▶ _Exercise aim_
Count the lines below that contain the word "this", and reply with that number alone.

▼

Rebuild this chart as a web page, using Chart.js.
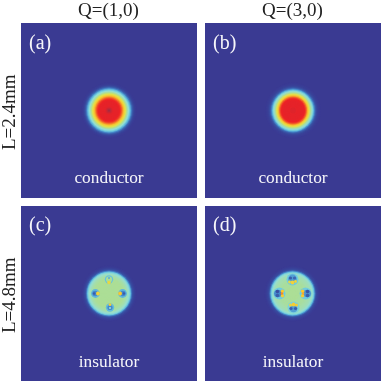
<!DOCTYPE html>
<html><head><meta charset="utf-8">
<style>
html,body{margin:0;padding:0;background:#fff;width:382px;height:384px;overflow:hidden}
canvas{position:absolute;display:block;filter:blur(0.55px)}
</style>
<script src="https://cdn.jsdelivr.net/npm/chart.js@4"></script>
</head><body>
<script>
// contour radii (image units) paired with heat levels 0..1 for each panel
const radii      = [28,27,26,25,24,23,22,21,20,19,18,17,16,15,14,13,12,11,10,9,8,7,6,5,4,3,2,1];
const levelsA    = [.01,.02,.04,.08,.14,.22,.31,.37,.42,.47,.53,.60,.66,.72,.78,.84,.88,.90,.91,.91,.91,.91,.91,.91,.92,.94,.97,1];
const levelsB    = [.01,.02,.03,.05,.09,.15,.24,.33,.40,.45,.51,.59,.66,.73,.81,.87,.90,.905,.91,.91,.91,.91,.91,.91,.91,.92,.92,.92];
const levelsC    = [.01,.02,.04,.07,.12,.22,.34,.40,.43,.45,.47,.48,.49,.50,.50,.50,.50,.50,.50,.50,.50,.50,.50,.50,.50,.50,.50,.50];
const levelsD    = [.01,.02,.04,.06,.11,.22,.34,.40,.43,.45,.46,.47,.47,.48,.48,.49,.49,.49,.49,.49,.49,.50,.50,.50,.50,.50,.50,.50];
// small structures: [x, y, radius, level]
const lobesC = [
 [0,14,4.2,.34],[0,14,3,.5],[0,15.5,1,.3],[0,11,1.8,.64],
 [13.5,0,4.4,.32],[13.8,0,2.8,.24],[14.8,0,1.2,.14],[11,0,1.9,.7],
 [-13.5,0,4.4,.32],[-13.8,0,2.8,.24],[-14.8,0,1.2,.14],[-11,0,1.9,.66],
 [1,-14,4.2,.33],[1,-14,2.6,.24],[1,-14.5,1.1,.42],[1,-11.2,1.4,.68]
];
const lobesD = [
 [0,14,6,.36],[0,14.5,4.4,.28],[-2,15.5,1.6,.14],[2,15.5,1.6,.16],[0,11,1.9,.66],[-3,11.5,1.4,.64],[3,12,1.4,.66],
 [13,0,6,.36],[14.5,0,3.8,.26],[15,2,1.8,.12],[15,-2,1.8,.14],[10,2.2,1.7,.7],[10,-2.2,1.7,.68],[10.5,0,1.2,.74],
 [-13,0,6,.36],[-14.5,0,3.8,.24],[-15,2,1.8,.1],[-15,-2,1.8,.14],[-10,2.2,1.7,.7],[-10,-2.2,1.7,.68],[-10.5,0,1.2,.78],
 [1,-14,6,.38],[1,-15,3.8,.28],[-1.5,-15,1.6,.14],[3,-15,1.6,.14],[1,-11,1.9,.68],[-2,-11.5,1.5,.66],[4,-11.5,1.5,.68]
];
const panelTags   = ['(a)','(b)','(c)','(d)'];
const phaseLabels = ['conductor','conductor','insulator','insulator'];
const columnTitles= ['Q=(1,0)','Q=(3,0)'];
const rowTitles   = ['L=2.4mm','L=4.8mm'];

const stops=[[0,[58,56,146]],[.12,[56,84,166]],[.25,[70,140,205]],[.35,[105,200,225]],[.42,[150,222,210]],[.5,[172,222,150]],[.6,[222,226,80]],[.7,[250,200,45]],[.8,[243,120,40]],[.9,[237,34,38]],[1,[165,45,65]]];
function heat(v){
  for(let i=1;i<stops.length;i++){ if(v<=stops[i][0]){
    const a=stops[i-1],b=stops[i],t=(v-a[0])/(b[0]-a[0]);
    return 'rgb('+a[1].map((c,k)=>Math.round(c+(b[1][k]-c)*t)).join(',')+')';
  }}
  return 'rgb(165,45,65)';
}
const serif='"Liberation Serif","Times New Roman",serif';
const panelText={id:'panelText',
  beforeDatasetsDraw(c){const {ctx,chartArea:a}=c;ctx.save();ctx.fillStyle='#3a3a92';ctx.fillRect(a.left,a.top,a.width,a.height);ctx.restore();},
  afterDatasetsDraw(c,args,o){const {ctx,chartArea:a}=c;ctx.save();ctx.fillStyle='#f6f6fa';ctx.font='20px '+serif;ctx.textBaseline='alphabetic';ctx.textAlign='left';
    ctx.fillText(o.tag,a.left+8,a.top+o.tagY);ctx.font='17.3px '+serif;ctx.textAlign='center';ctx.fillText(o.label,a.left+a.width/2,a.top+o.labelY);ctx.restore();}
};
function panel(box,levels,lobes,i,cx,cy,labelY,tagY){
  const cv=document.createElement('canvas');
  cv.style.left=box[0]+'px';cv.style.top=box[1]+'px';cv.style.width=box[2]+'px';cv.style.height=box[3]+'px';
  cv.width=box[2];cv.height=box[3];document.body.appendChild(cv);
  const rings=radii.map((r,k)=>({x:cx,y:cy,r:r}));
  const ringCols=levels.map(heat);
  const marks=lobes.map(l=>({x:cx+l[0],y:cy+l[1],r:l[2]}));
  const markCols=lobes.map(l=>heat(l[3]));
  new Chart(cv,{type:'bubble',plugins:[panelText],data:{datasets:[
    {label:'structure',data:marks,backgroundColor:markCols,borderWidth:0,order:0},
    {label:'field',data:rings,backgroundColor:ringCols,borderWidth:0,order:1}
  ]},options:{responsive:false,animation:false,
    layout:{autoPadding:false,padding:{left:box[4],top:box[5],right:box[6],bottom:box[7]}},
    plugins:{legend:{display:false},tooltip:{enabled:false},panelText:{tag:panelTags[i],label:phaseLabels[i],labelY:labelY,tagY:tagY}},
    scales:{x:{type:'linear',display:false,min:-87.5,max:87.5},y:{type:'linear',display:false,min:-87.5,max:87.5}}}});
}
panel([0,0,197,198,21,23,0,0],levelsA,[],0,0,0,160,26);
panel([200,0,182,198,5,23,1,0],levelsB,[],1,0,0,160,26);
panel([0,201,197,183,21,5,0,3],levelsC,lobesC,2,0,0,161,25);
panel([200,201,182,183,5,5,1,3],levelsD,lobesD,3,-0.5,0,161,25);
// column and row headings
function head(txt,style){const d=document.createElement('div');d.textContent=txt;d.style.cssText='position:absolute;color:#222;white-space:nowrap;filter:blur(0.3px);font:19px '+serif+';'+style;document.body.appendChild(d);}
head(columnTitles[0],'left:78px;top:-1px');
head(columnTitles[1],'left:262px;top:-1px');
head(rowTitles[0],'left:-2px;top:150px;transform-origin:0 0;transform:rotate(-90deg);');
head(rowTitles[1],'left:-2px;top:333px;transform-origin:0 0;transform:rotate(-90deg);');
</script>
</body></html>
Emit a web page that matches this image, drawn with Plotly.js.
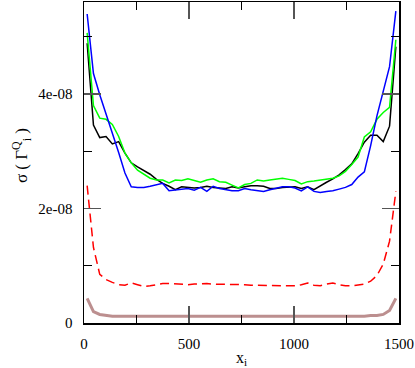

▲

▶ _Right answer_
2